To begin with, The Top Prisoner of C-Max brings back oddball Jewish psychologist, Yudel Gordon – who fascinated me in Those Who Love Night – and pairs him with talented lawyer Abigail Bukula. There’s also the improbably named Beloved Childe, an American prisons prodigy, and a cast of highly charged, overly politicised, brightly colourful and deeply scary characters in the post-1994 Dept of Correctional Services.

At Pretoria’s high-security prison, C-Max, convicts are now called ‘inmates’ and warders ‘members’, and Yudel is trying to find his professional feet in ‘the new country’. Enslin Kruger, a brutal criminal, is on his last legs and wants to exact revenge on Yudel before he dies, by establishing a prison contest to choose his successor: The first of two men to murder the beautiful Beloved takes the throne.

Twenty-five years before our story begins:

“Yudel did not see the man with the shovel move. He also did not see Masuku fall, but now he was down on his hands and knees. Exactly what had happened, how he had lost his balance, whether or not he had had been pushed or even where the man with the shovel had been standing, had not been clear to Yudel afterwards. All that he remembered with any sort of clarity was that within a moment of Masuku landing on his hands and knees, three picks had been driven into his skull, and power among the prisoners had passed into the hands of Enslin Kruger.”

Despite a contained start within the prison itself, the story is packed with chases, subtle in its violence and authentic in its dialogue. What’s also interesting is that this is the latest of six thrillers featuring Yudel Gordon, the first of which was penned in the 1980s. My, my – how times have changed for the character and his allies.

29 July 2012

My Friend Is Sad (Mo Willems)

Elephant and Piggie is a book series by Mo Willems. It has a fantastic comic book style, and features two friends: an elephant, Gerald, and a pig, Piggie.

Issues of friendship are addressed: My Friend Is Sad, Should I Share My Ice Cream? Can I Play Too? I Will Surprise My Friend! And my favourite, We Are In A Book!

My Friend Is Sad begins with Gerald, the ellie, who has a very sad face.
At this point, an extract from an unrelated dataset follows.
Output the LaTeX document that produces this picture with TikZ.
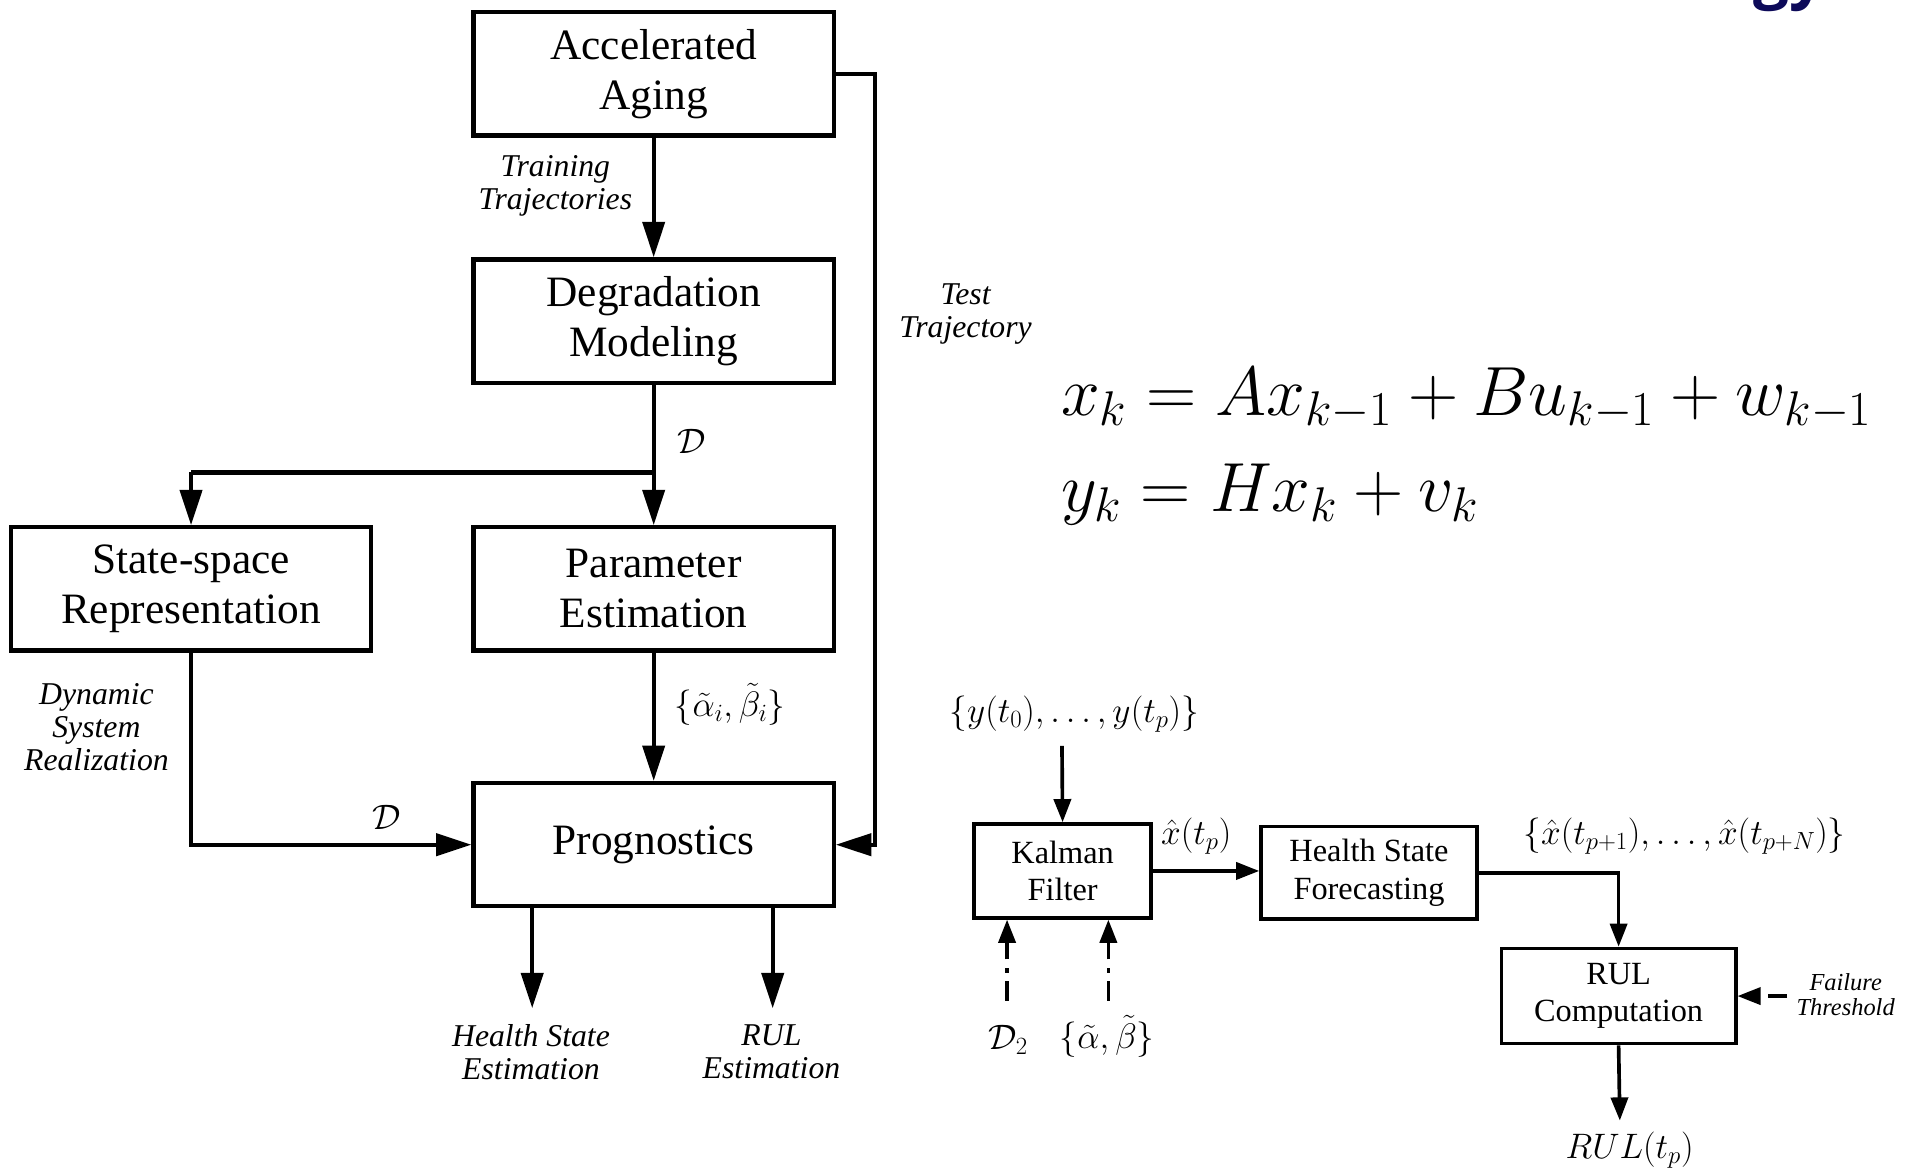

Piggie tries all sorts of things to cheer him up: dressing up as a cowboy, a clown and a robot. But Gerald remains sad

Eventually we discover that Gerald is sad because Piggie isn’t there, and because he can’t share the cool cowboy, clown and robot with Piggie – whom he is unable to recognise beyond the disguise. Happily, it all works out in the end, with a clever twist (that I subsequently spotted in all of the Elephant and Piggie books).

Mo Willems’s books are not only gorgeous to look at and easy to read, with very clean, well-designed pages and simple text – they’re also widely recognised: Two books in the series have been listed on Time magazine's ‘Top 10 Children's Books of the Year’: Today I Will Fly in 2007 and Elephants Cannot Dance! in 2009.

In terms of target reader, I’d say parents could read these books to toddlers from age 1, but – as the pages are paper rather than board – solo reading would probably be best from ages 2 to 4. And the range of books would be good to keep, to come back to in primary school, when it comes to navigating friendships and conflicts.